In the News (BBC): “The ‘wisdom of crowds’ doesn’t always apply – sometimes group-think nudges people to make wrong-headed decisions.
“The decisions people make as a group tend to be more prejudiced and less intelligent than the ones they make individually. ‘When people interact, they end up agreeing, and they make worse decisions,’ he [Daniel Richardson] says. ‘They don’t share information, they share biases. We’re trying to figure out why that is, and how we can make collective decisions better.’
“Richardson’s work on conformity follows a tradition in experimental psychology that goes back more than six decades. In the 1950s, the Harvard psychologist Solomon Asch demonstrated that people frequently adopt the view of the majority even when it is obviously wrong, and even when they have to deny their own senses. …

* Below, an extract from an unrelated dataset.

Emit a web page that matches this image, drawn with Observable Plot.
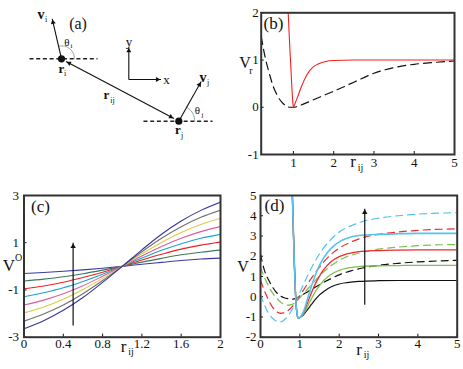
<!DOCTYPE html>
<html><head><meta charset="utf-8">
<script src="https://cdn.jsdelivr.net/npm/d3@7"></script>
<script src="https://cdn.jsdelivr.net/npm/@observablehq/plot@0.6"></script>
<style>
body{margin:0;background:#fff;}
#fig{position:relative;width:463px;height:369px;overflow:hidden;background:#fff;}
#fig svg{position:absolute;}
</style></head><body><div id="fig"></div>
<script>
// ---------- panel (a): schematic (diagram units) ----------
const diagParticles = [{x:61,y:58.3},{x:178.3,y:120.7}];
const diagDashed = [{x1:29,y1:58.3,x2:97,y2:58.3},{x1:143,y1:120.7,x2:212,y2:120.7}];
const diagArrows = [
  {x1:61,y1:58.3,x2:51.7,y2:18.3},
  {x1:178.3,y1:120.7,x2:200.7,y2:81},
  {x1:128.3,y1:79,x2:128.3,y2:46.7},
  {x1:128.3,y1:79,x2:160.5,y2:79},
  {x1:119.6,y1:89.5,x2:65.5,y2:61},
  {x1:119.6,y1:89.5,x2:173.5,y2:118}
];
const thetaIArc = [{x:58.7,y:45.5},{x:64.4,y:45.7},{x:69.4,y:48.3},{x:72.8,y:52.8},{x:74,y:58.3}];
const thetaJArc = [{x:186.3,y:106.8},{x:190.6,y:110.4},{x:193.3,y:115.2},{x:194.3,y:120.7}];

// ---------- panel (b) ----------
const bXTicks = [1,2,3,4,5];
const bYTicks = [-1,0,1,2];
const bRedX = [0.87,0.9,0.93,0.96,0.99,1.0,1.05,1.1,1.2,1.3,1.4,1.5,1.6,1.8,2.0,2.5,3,4,5];
const bRedY = [2.0,1.45,0.95,0.45,0.06,0.0,0.1,0.21,0.44,0.63,0.77,0.86,0.91,0.97,0.99,1.0,1.0,1.0,1.0];
const bDashX = [0.2,0.3,0.4,0.5,0.6,0.7,0.8,0.9,1.0,1.2,1.5,2.0,2.5,3.0,3.5,4.0,4.5,5.0];
const bDashY = [1.5,1.05,0.72,0.44,0.25,0.12,0.04,0.0,0.0,0.05,0.16,0.34,0.53,0.72,0.84,0.91,0.95,0.98];

// ---------- panel (c) ----------
const cXTicks = [0,0.4,0.8,1.2,1.6,2];
const cYTicks = [-3,-1,1,3];
const cX = [0,0.2,0.4,0.6,0.8,1.0,1.2,1.4,1.6,1.8,2.0];
const c1 = [-0.30,-0.26,-0.21,-0.15,-0.08,0,0.09,0.17,0.25,0.31,0.35];
const c2 = [-0.62,-0.54,-0.44,-0.31,-0.16,0,0.18,0.34,0.49,0.60,0.69];
const c3 = [-0.95,-0.83,-0.67,-0.47,-0.25,0,0.27,0.51,0.73,0.90,1.03];
const c4 = [-1.29,-1.12,-0.91,-0.64,-0.33,0,0.35,0.68,0.96,1.19,1.36];
const c5 = [-1.64,-1.43,-1.16,-0.82,-0.42,0,0.44,0.84,1.19,1.47,1.69];
const c6 = [-1.97,-1.72,-1.39,-0.98,-0.51,0,0.53,1.01,1.43,1.77,2.03];
const c7 = [-2.32,-2.02,-1.64,-1.16,-0.60,0,0.62,1.19,1.68,2.08,2.38];
const c8 = [-2.64,-2.30,-1.86,-1.32,-0.68,0,0.70,1.36,1.92,2.37,2.72];
const cSeries = [c1,c2,c3,c4,c5,c6,c7,c8];
const cColors = ["#3b3ba0","#3a7a5a","#f02020","#1aa3d1","#d9609c","#d9cd45","#707070","#3535a0"];
const cArrow = [{x:0.5,y1:-2.5,y2:1.0}];

// ---------- panel (d) ----------
const dXTicks = [0,1,2,3,4,5];
const dYTicks = [-2,-1,0,1,2,3,4,5];
const dSolidX = [0.81,0.83,0.85,0.87,0.89,0.91,0.93,0.95,0.97,1.0,1.05,1.1,1.2,1.3,1.4,1.5,1.6,1.8,2.0,2.2,2.5,3.0,3.5,4.0,5.0];
const dWall = [5.0,3.6,2.3,1.1,0.15,-0.5,-0.88,-1.03,-1.07,-1.03];
const dSolidBlack = [...dWall,-0.97,-0.88,-0.63,-0.37,-0.12,0.09,0.25,0.49,0.63,0.70,0.76,0.79,0.80,0.80,0.80];
const dSolidGreen = [...dWall,-0.95,-0.83,-0.46,-0.08,0.27,0.55,0.79,1.11,1.30,1.41,1.49,1.53,1.54,1.55,1.55];
const dSolidRed   = [...dWall,-0.93,-0.76,-0.28,0.22,0.66,1.02,1.32,1.74,1.98,2.12,2.23,2.28,2.30,2.31,2.31];
const dSolidCyan  = [...dWall,-0.91,-0.70,-0.08,0.55,1.10,1.55,1.90,2.40,2.71,2.89,3.02,3.08,3.11,3.13,3.13];
const dDashX = [0,0.1,0.2,0.3,0.4,0.5,0.6,0.7,0.8,0.9,1.0,1.2,1.4,1.6,1.8,2.0,2.3,2.6,3.0,3.5,4.0,5.0];
const dDashBlack = [2.1,1.3,0.85,0.5,0.22,0.05,-0.05,-0.1,-0.12,-0.08,0.02,0.25,0.48,0.7,0.9,1.08,1.28,1.42,1.55,1.65,1.72,1.8];
const dDashGreen = [1.45,0.95,0.55,0.2,-0.05,-0.25,-0.38,-0.42,-0.38,-0.25,-0.05,0.38,0.82,1.22,1.54,1.8,2.05,2.2,2.35,2.45,2.52,2.58];
const dDashRed   = [0.8,0.3,-0.15,-0.5,-0.72,-0.82,-0.8,-0.68,-0.5,-0.25,0.05,0.65,1.2,1.7,2.1,2.4,2.7,2.92,3.08,3.2,3.28,3.35];
const dDashCyan  = [0.1,-0.4,-0.8,-1.05,-1.2,-1.25,-1.15,-0.95,-0.65,-0.25,0.2,1.05,1.8,2.4,2.85,3.2,3.5,3.72,3.88,4.0,4.08,4.15];
const dColors = {black:"#111111", green:"#7cc050", red:"#ee2a2a", cyan:"#55c3ec"};
const dArrow = [{x:2.65,y1:-0.4,y2:4.35}];

// ---------- helpers ----------
const SERIF = "'Liberation Serif','Times New Roman',serif";
const fig = document.getElementById("fig");
const zip = (xs, ys) => xs.map((x,i) => ({x, y: ys[i]}));
const fmt = d => String(d);

function place(svg, box){ svg.style.left = box.x+"px"; svg.style.top = box.y+"px"; fig.appendChild(svg); }
function lab(box, text, px, py, size, extra={}) {
  return Plot.text([text], {text: d=>d, frameAnchor:"top-left", dx: px-(box.x+box.ml), dy: py-(box.y+box.mt),
    fontSize: size, textAnchor:"middle", lineAnchor:"middle", fontFamily: SERIF, fill:"#111", ...extra});
}
function panel(box, opts, marks){
  const svg = Plot.plot({width: box.w, height: box.h, marginLeft: box.ml, marginRight: box.mr,
    marginTop: box.mt, marginBottom: box.mb,
    style:{fontFamily: SERIF, fontSize:"13px", background:"transparent", overflow:"visible", color:"#111"},
    ...opts, marks});
  place(svg, box);
}
function axes(xt, yt, xpad, ypad){
  return [
    Plot.axisX({ticks: xt, tickSize: -3, tickPadding: xpad, tickFormat: fmt, label: null, fontSize: 13}),
    Plot.axisY({ticks: yt, tickSize: -3, tickPadding: ypad, tickFormat: fmt, label: null, fontSize: 13})
  ];
}

// ---------- (a) ----------
{
  const box = {x:0,y:0,w:230,h:160,ml:0,mr:0,mt:0,mb:0};
  const heads = diagArrows.map(a => { const dx=a.x2-a.x1, dy=a.y2-a.y1, L=Math.hypot(dx,dy);
    return {x:a.x2-dx/L*3.6, y:a.y2-dy/L*3.6, rot: Math.atan2(dx,-dy)*180/Math.PI}; });
  panel(box, {x:{domain:[0,230],range:[0,230],axis:null}, y:{domain:[0,160],range:[0,160],axis:null}}, [
    Plot.link(diagDashed, {x1:"x1",y1:"y1",x2:"x2",y2:"y2", stroke:"#222", strokeWidth:1.4, strokeDasharray:"4,2.7"}),
    Plot.line(thetaIArc, {x:"x",y:"y", curve:"catmull-rom", stroke:"#888", strokeWidth:0.8}),
    Plot.line(thetaJArc, {x:"x",y:"y", curve:"catmull-rom", stroke:"#888", strokeWidth:0.8}),
    Plot.link(diagArrows, {x1:"x1",y1:"y1",x2:"x2",y2:"y2", stroke:"#111", strokeWidth:1.1}),
    Plot.dot(heads, {x:"x",y:"y", symbol:"triangle2", r:2.4, rotate:"rot", fill:"#111", stroke:"none"}),
    Plot.dot(diagParticles, {x:"x",y:"y", r:3.6, fill:"#111", stroke:"none"}),
    lab(box,"(a)",77.5,23,16),
    lab(box,"v",40.5,14,14,{fontWeight:"bold"}), lab(box,"i",45.5,18.5,8),
    lab(box,"θ",66.5,41.5,11), lab(box,"i",71,45.5,7),
    lab(box,"r",61,68,13,{fontWeight:"bold"}), lab(box,"i",64.5,72.5,8),
    lab(box,"y",128.5,41,13), lab(box,"x",166,79.5,13),
    lab(box,"r",106,94.5,13,{fontWeight:"bold"}), lab(box,"ij",112,99.5,8),
    lab(box,"v",202.5,77,14,{fontWeight:"bold"}), lab(box,"j",207.5,82,8),
    lab(box,"θ",197,110,11), lab(box,"j",202,114.5,7),
    lab(box,"r",177.5,129.5,13,{fontWeight:"bold"}), lab(box,"j",181.5,134.5,8)
  ]);
}

// ---------- (b) ----------
{
  const box = {x:230,y:0,w:233,h:185,ml:30.7,mr:9,mt:12.3,mb:31};
  panel(box, {x:{domain:[0.2,5]}, y:{domain:[-1,2]}}, [
    ...axes(bXTicks, bYTicks, 6.3, 5.5),
    Plot.line(zip(bDashX,bDashY), {x:"x",y:"y", curve:"monotone-x", stroke:"#111", strokeWidth:1.2, strokeDasharray:"8,5", clip:true}),
    Plot.line(zip(bRedX,bRedY), {x:"x",y:"y", curve:"monotone-x", stroke:"#ee2222", strokeWidth:1.1, clip:true}),
    Plot.frame({stroke:"#333", strokeWidth:2}),
    lab(box,"(b)",273,23.5,17),
    lab(box,"V",244.5,62,16), lab(box,"r",250.5,70,10),
    lab(box,"r",352.5,161,17), lab(box,"ij",360,167,10)
  ]);
}

// ---------- (c) ----------
{
  const box = {x:0,y:180,w:232,h:189,ml:23.5,mr:12,mt:15,mb:32.3};
  const lines = cSeries.map((s,i) => Plot.line(zip(cX,s), {x:"x",y:"y", curve:"monotone-x", stroke:cColors[i], strokeWidth:1.1, clip:true}));
  panel(box, {x:{domain:[0,2]}, y:{domain:[-3,3]}}, [
    ...axes(cXTicks, cYTicks, 5, 8),
    ...lines,
    Plot.link(cArrow, {x1:"x",x2:"x",y1:"y1",y2:"y2", stroke:"#111", strokeWidth:1.2}),
    Plot.dot(cArrow, {x:"x",y:"y2", symbol:"triangle2", r:2.6, dy:3.8, fill:"#111", stroke:"none"}),
    Plot.frame({stroke:"#333", strokeWidth:2}),
    lab(box,"(c)",40,206,17),
    lab(box,"V",8.3,265,17), lab(box,"O",18,257,10),
    lab(box,"r",123,346,17), lab(box,"ij",130.5,351.5,10)
  ]);
}

// ---------- (d) ----------
{
  const box = {x:232,y:180,w:231,h:189,ml:28,mr:6.3,mt:15,mb:32.3};
  const dash = (ys,c) => Plot.line(zip(dDashX,ys), {x:"x",y:"y", curve:"monotone-x", stroke:c, strokeWidth:1.2, strokeDasharray:"7,5", clip:true});
  const solid = (ys,c,w) => Plot.line(zip(dSolidX,ys), {x:"x",y:"y", curve:"monotone-x", stroke:c, strokeWidth:w, clip:true});
  panel(box, {x:{domain:[0,5]}, y:{domain:[-2,5]}}, [
    ...axes(dXTicks, dYTicks, 5, 7),
    dash(dDashBlack, dColors.black), dash(dDashGreen, dColors.green), dash(dDashRed, dColors.red), dash(dDashCyan, dColors.cyan),
    solid(dSolidBlack, dColors.black, 1.2), solid(dSolidGreen, dColors.green, 1.3), solid(dSolidRed, dColors.red, 1.3), solid(dSolidCyan, dColors.cyan, 1.6),
    Plot.link(dArrow, {x1:"x",x2:"x",y1:"y1",y2:"y2", stroke:"#111", strokeWidth:1.2}),
    Plot.dot(dArrow, {x:"x",y:"y2", symbol:"triangle2", r:2.6, dy:3.8, fill:"#111", stroke:"none"}),
    Plot.frame({stroke:"#333", strokeWidth:2}),
    lab(box,"(d)",274,205,17),
    lab(box,"V",242.5,266.5,16),
    lab(box,"r",358.7,349,17), lab(box,"ij",366,354.5,10)
  ]);
}
</script></body></html>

“Group conformity stands in marked contrast to the “wisdom of crowds” effect, whereby aggregating the opinions of large numbers of people gives answers or predictions more accurate than those of any individual. This happens only when members of a crowd make their judgements independently of each other, and it is most effective when a crowd is diverse. In cohesive groups, on the other hand, where members share an identity, the urge for unity overrides all. ..
“’We think of the internet as an information superhighway. It’s not, it’s a bias superhighway. Twitter and Facebook are wonderful ways of sharing information, but it may be that because we’re sharing our prejudices, they’re making us dumber.’”
My Comment: The connection between opinions, which brings capability and not stupidity, is realized only in the connection of the ten principles. It is not the addition of opinions; on the contrary, there is a connection of denial of independent opinions. The members of the group aspire to annul their personal opinions and to unite efforts in creating one desire that is capable of receiving the idea from a higher level of nature. Only in this manner can we rise about ourselves, and grasp the plan of nature, our goal, and follow it, remaining in a reasonable and comfortable condition.